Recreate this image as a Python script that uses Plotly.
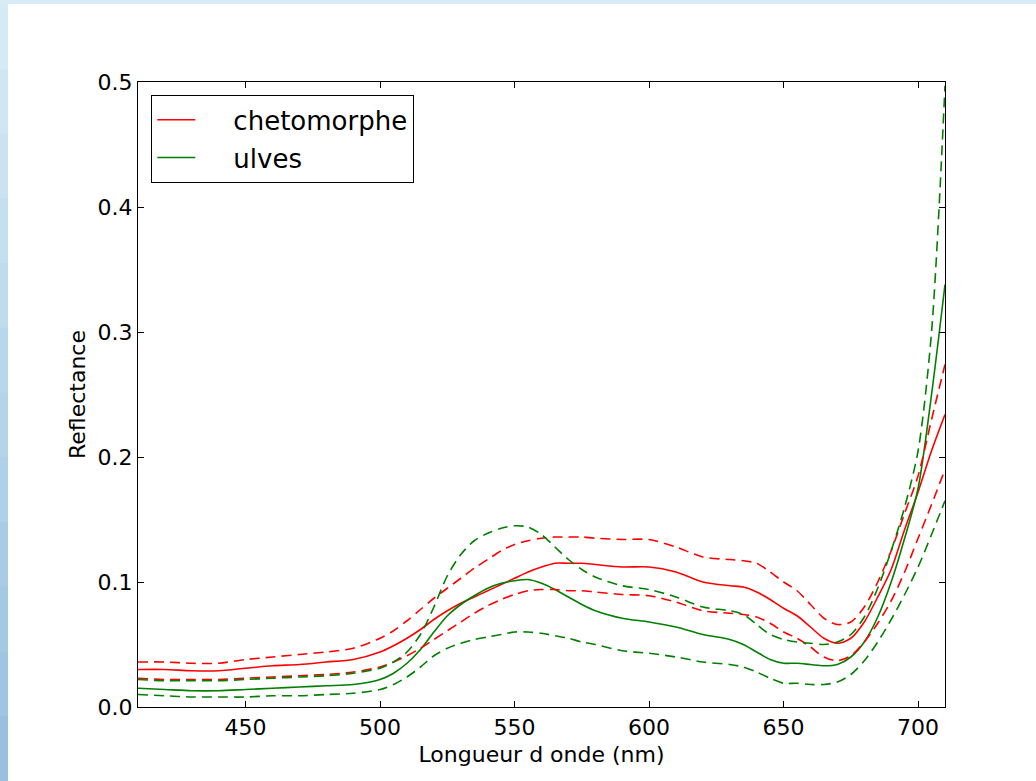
import plotly.graph_objects as go

# Wavelength grid (nm)
wavelength = [410, 420, 430, 440, 450, 460, 470, 480, 490, 500, 505, 510, 515, 520, 525,
              530, 535, 540, 545, 550, 555, 560, 565, 570, 575, 580, 590, 600, 610, 620,
              630, 635, 640, 645, 650, 655, 660, 665, 670, 675, 680, 685, 690, 695, 700,
              705, 710]

cheto_mean = [0.030, 0.030, 0.029, 0.029, 0.031, 0.033, 0.034, 0.036, 0.038, 0.044, 0.049,
              0.055, 0.062, 0.070, 0.077, 0.083, 0.088, 0.093, 0.098, 0.103, 0.108, 0.112,
              0.115, 0.115, 0.115, 0.114, 0.112, 0.112, 0.108, 0.100, 0.097, 0.096, 0.092,
              0.086, 0.079, 0.073, 0.064, 0.055, 0.051, 0.055, 0.068, 0.088, 0.110, 0.142,
              0.172, 0.205, 0.234]
cheto_upper = [0.036, 0.036, 0.035, 0.035, 0.038, 0.040, 0.042, 0.044, 0.047, 0.055, 0.061,
               0.069, 0.078, 0.087, 0.095, 0.103, 0.111, 0.118, 0.125, 0.130, 0.133, 0.135,
               0.136, 0.136, 0.136, 0.135, 0.134, 0.134, 0.128, 0.120, 0.118, 0.117, 0.115,
               0.108, 0.100, 0.093, 0.082, 0.071, 0.066, 0.068, 0.080, 0.100, 0.125, 0.155,
               0.185, 0.230, 0.274]
cheto_lower = [0.023, 0.022, 0.022, 0.022, 0.023, 0.024, 0.025, 0.026, 0.028, 0.032, 0.036,
               0.041, 0.047, 0.054, 0.061, 0.068, 0.075, 0.081, 0.086, 0.090, 0.093, 0.094,
               0.094, 0.093, 0.093, 0.092, 0.090, 0.089, 0.084, 0.077, 0.075, 0.074, 0.072,
               0.067, 0.060, 0.055, 0.048, 0.040, 0.037, 0.041, 0.052, 0.067, 0.085, 0.108,
               0.135, 0.162, 0.190]

ulves_mean = [0.015, 0.014, 0.013, 0.013, 0.014, 0.015, 0.016, 0.017, 0.018, 0.022, 0.027,
              0.035, 0.046, 0.060, 0.073, 0.082, 0.089, 0.095, 0.099, 0.101, 0.102, 0.099,
              0.094, 0.088, 0.082, 0.077, 0.071, 0.068, 0.064, 0.058, 0.054, 0.050, 0.044,
              0.038, 0.035, 0.035, 0.034, 0.033, 0.034, 0.040, 0.052, 0.072, 0.100, 0.135,
              0.175, 0.250, 0.338]
ulves_upper = [0.022, 0.021, 0.021, 0.021, 0.022, 0.023, 0.024, 0.025, 0.027, 0.031, 0.036,
               0.044, 0.058, 0.080, 0.105, 0.122, 0.133, 0.139, 0.143, 0.145, 0.144, 0.138,
               0.128, 0.118, 0.110, 0.104, 0.097, 0.094, 0.088, 0.080, 0.077, 0.074, 0.066,
               0.058, 0.054, 0.052, 0.051, 0.050, 0.052, 0.058, 0.072, 0.095, 0.125, 0.160,
               0.205, 0.300, 0.497]
ulves_lower = [0.010, 0.009, 0.008, 0.008, 0.008, 0.009, 0.009, 0.010, 0.011, 0.014, 0.018,
               0.024, 0.032, 0.041, 0.047, 0.051, 0.054, 0.056, 0.058, 0.060, 0.060, 0.059,
               0.057, 0.055, 0.052, 0.050, 0.045, 0.043, 0.040, 0.036, 0.034, 0.032, 0.028,
               0.023, 0.019, 0.019, 0.018, 0.018, 0.020, 0.026, 0.037, 0.052, 0.070, 0.090,
               0.112, 0.138, 0.165]

x_ticks = [450, 500, 550, 600, 650, 700]
y_ticks = [0.0, 0.1, 0.2, 0.3, 0.4, 0.5]
legend_names = ["chetomorphe", "ulves"]

RED = "#ff0000"
GREEN = "#008000"
FONT = "DejaVu Sans"
DASH = "10px,6px"
NB = "\u00a0"

fig = go.Figure()

def add(y, color, name, dash, show):
    label = NB * 4 + name if show else name
    fig.add_trace(go.Scatter(
        x=wavelength, y=y, mode="lines", name=label,
        line=dict(color=color, width=1.6, dash=dash, shape="spline", smoothing=0.8),
        showlegend=show, legendgroup=name,
        hoverinfo="skip"))

add(cheto_mean, RED, legend_names[0], "solid", True)
add(ulves_mean, GREEN, legend_names[1], "solid", True)
add(cheto_upper, RED, "chetomorphe_sup", DASH, False)
add(cheto_lower, RED, "chetomorphe_inf", DASH, False)
add(ulves_upper, GREEN, "ulves_sup", DASH, False)
add(ulves_lower, GREEN, "ulves_inf", DASH, False)

W, H = 1036, 781
L, R, T, B = 138, 91, 82, 74
pw, ph = W - L - R, H - T - B

def px_x(px):
    return (px - L) / pw

def px_y(py):
    return (H - B - py) / ph

# slide: white page with light-blue border (left border darkening towards the bottom)
fig.add_shape(type="rect", xref="paper", yref="paper",
              x0=px_x(8), x1=px_x(W + 5), y0=px_y(H + 5), y1=px_y(4),
              fillcolor="white", line=dict(width=0), layer="below")
n_seg = 12
c_top = (216, 236, 246)
c_bot = (150, 192, 224)
for i in range(n_seg):
    f = (i + 0.5) / n_seg
    col = tuple(int(c_top[k] + (c_bot[k] - c_top[k]) * f) for k in range(3))
    y0p = 4 + (H - 4) * i / n_seg
    y1p = 4 + (H - 4) * (i + 1) / n_seg + 1
    fig.add_shape(type="rect", xref="paper", yref="paper",
                  x0=px_x(-2), x1=px_x(8), y0=px_y(y1p), y1=px_y(y0p),
                  fillcolor="rgb(%d,%d,%d)" % col, line=dict(width=0), layer="below")

axis_common = dict(
    showline=True, linecolor="black", linewidth=1.3, mirror="ticks",
    ticks="inside", ticklen=6, tickwidth=1, tickcolor="black",
    showgrid=False, zeroline=False,
    tickfont=dict(family=FONT, size=22, color="black"),
)

fig.update_layout(
    width=W, height=H,
    margin=dict(l=L, r=R, t=T, b=B, pad=0),
    paper_bgcolor="#d8ecf6",
    plot_bgcolor="white",
    font=dict(family=FONT, color="black"),
    xaxis=dict(range=[410, 710], tickvals=x_ticks,
               ticktext=[str(v) for v in x_ticks],
               title=dict(text="Longueur d onde (nm)", font=dict(family=FONT, size=22),
                          standoff=8),
               **axis_common),
    yaxis=dict(range=[0, 0.5], tickvals=y_ticks,
               ticktext=[f"{v:.1f}" for v in y_ticks],
               title=dict(text="Reflectance", font=dict(family=FONT, size=22),
                          standoff=5),
               **axis_common),
    legend=dict(x=px_x(151), y=px_y(95), xanchor="left", yanchor="top",
                bgcolor="white", bordercolor="black", borderwidth=1.3,
                font=dict(family=FONT, size=26, color="black"),
                itemwidth=38, traceorder="grouped", tracegroupgap=1),
    showlegend=True,
)

fig.write_html("out.html", config={"displayModeBar": False},
               post_script="document.body.style.margin='0';")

==============================

Reproduce the data word for word, excluding its pictures.

**Output for this task:**
Recreate this image as a Python script that uses Plotly.
import plotly.graph_objects as go

# Wavelength grid (nm)
wavelength = [410, 420, 430, 440, 450, 460, 470, 480, 490, 500, 505, 510, 515, 520, 525,
              530, 535, 540, 545, 550, 555, 560, 565, 570, 575, 580, 590, 600, 610, 620,
              630, 635, 640, 645, 650, 655, 660, 665, 670, 675, 680, 685, 690, 695, 700,
              705, 710]

cheto_mean = [0.030, 0.030, 0.029, 0.029, 0.031, 0.033, 0.034, 0.036, 0.038, 0.044, 0.049,
              0.055, 0.062, 0.070, 0.077, 0.083, 0.088, 0.093, 0.098, 0.103, 0.108, 0.112,
              0.115, 0.115, 0.115, 0.114, 0.112, 0.112, 0.108, 0.100, 0.097, 0.096, 0.092,
              0.086, 0.079, 0.073, 0.064, 0.055, 0.051, 0.055, 0.068, 0.088, 0.110, 0.142,
              0.172, 0.205, 0.234]
cheto_upper = [0.036, 0.036, 0.035, 0.035, 0.038, 0.040, 0.042, 0.044, 0.047, 0.055, 0.061,
               0.069, 0.078, 0.087, 0.095, 0.103, 0.111, 0.118, 0.125, 0.130, 0.133, 0.135,
               0.136, 0.136, 0.136, 0.135, 0.134, 0.134, 0.128, 0.120, 0.118, 0.117, 0.115,
               0.108, 0.100, 0.093, 0.082, 0.071, 0.066, 0.068, 0.080, 0.100, 0.125, 0.155,
               0.185, 0.230, 0.274]
cheto_lower = [0.023, 0.022, 0.022, 0.022, 0.023, 0.024, 0.025, 0.026, 0.028, 0.032, 0.036,
               0.041, 0.047, 0.054, 0.061, 0.068, 0.075, 0.081, 0.086, 0.090, 0.093, 0.094,
               0.094, 0.093, 0.093, 0.092, 0.090, 0.089, 0.084, 0.077, 0.075, 0.074, 0.072,
               0.067, 0.060, 0.055, 0.048, 0.040, 0.037, 0.041, 0.052, 0.067, 0.085, 0.108,
               0.135, 0.162, 0.190]

ulves_mean = [0.015, 0.014, 0.013, 0.013, 0.014, 0.015, 0.016, 0.017, 0.018, 0.022, 0.027,
              0.035, 0.046, 0.060, 0.073, 0.082, 0.089, 0.095, 0.099, 0.101, 0.102, 0.099,
              0.094, 0.088, 0.082, 0.077, 0.071, 0.068, 0.064, 0.058, 0.054, 0.050, 0.044,
              0.038, 0.035, 0.035, 0.034, 0.033, 0.034, 0.040, 0.052, 0.072, 0.100, 0.135,
              0.175, 0.250, 0.338]
ulves_upper = [0.022, 0.021, 0.021, 0.021, 0.022, 0.023, 0.024, 0.025, 0.027, 0.031, 0.036,
               0.044, 0.058, 0.080, 0.105, 0.122, 0.133, 0.139, 0.143, 0.145, 0.144, 0.138,
               0.128, 0.118, 0.110, 0.104, 0.097, 0.094, 0.088, 0.080, 0.077, 0.074, 0.066,
               0.058, 0.054, 0.052, 0.051, 0.050, 0.052, 0.058, 0.072, 0.095, 0.125, 0.160,
               0.205, 0.300, 0.497]
ulves_lower = [0.010, 0.009, 0.008, 0.008, 0.008, 0.009, 0.009, 0.010, 0.011, 0.014, 0.018,
               0.024, 0.032, 0.041, 0.047, 0.051, 0.054, 0.056, 0.058, 0.060, 0.060, 0.059,
               0.057, 0.055, 0.052, 0.050, 0.045, 0.043, 0.040, 0.036, 0.034, 0.032, 0.028,
               0.023, 0.019, 0.019, 0.018, 0.018, 0.020, 0.026, 0.037, 0.052, 0.070, 0.090,
               0.112, 0.138, 0.165]

x_ticks = [450, 500, 550, 600, 650, 700]
y_ticks = [0.0, 0.1, 0.2, 0.3, 0.4, 0.5]
legend_names = ["chetomorphe", "ulves"]

RED = "#ff0000"
GREEN = "#008000"
FONT = "DejaVu Sans"
DASH = "10px,6px"
NB = "\u00a0"

fig = go.Figure()

def add(y, color, name, dash, show):
    label = NB * 4 + name if show else name
    fig.add_trace(go.Scatter(
        x=wavelength, y=y, mode="lines", name=label,
        line=dict(color=color, width=1.6, dash=dash, shape="spline", smoothing=0.8),
        showlegend=show, legendgroup=name,
        hoverinfo="skip"))

add(cheto_mean, RED, legend_names[0], "solid", True)
add(ulves_mean, GREEN, legend_names[1], "solid", True)
add(cheto_upper, RED, "chetomorphe_sup", DASH, False)
add(cheto_lower, RED, "chetomorphe_inf", DASH, False)
add(ulves_upper, GREEN, "ulves_sup", DASH, False)
add(ulves_lower, GREEN, "ulves_inf", DASH, False)

W, H = 1036, 781
L, R, T, B = 138, 91, 82, 74
pw, ph = W - L - R, H - T - B

def px_x(px):
    return (px - L) / pw

def px_y(py):
    return (H - B - py) / ph

# slide: white page with light-blue border (left border darkening towards the bottom)
fig.add_shape(type="rect", xref="paper", yref="paper",
              x0=px_x(8), x1=px_x(W + 5), y0=px_y(H + 5), y1=px_y(4),
              fillcolor="white", line=dict(width=0), layer="below")
n_seg = 12
c_top = (216, 236, 246)
c_bot = (150, 192, 224)
for i in range(n_seg):
    f = (i + 0.5) / n_seg
    col = tuple(int(c_top[k] + (c_bot[k] - c_top[k]) * f) for k in range(3))
    y0p = 4 + (H - 4) * i / n_seg
    y1p = 4 + (H - 4) * (i + 1) / n_seg + 1
    fig.add_shape(type="rect", xref="paper", yref="paper",
                  x0=px_x(-2), x1=px_x(8), y0=px_y(y1p), y1=px_y(y0p),
                  fillcolor="rgb(%d,%d,%d)" % col, line=dict(width=0), layer="below")

axis_common = dict(
    showline=True, linecolor="black", linewidth=1.3, mirror="ticks",
    ticks="inside", ticklen=6, tickwidth=1, tickcolor="black",
    showgrid=False, zeroline=False,
    tickfont=dict(family=FONT, size=22, color="black"),
)

fig.update_layout(
    width=W, height=H,
    margin=dict(l=L, r=R, t=T, b=B, pad=0),
    paper_bgcolor="#d8ecf6",
    plot_bgcolor="white",
    font=dict(family=FONT, color="black"),
    xaxis=dict(range=[410, 710], tickvals=x_ticks,
               ticktext=[str(v) for v in x_ticks],
               title=dict(text="Longueur d onde (nm)", font=dict(family=FONT, size=22),
                          standoff=8),
               **axis_common),
    yaxis=dict(range=[0, 0.5], tickvals=y_ticks,
               ticktext=[f"{v:.1f}" for v in y_ticks],
               title=dict(text="Reflectance", font=dict(family=FONT, size=22),
                          standoff=5),
               **axis_common),
    legend=dict(x=px_x(151), y=px_y(95), xanchor="left", yanchor="top",
                bgcolor="white", bordercolor="black", borderwidth=1.3,
                font=dict(family=FONT, size=26, color="black"),
                itemwidth=38, traceorder="grouped", tracegroupgap=1),
    showlegend=True,
)

fig.write_html("out.html", config={"displayModeBar": False},
               post_script="document.body.style.margin='0';")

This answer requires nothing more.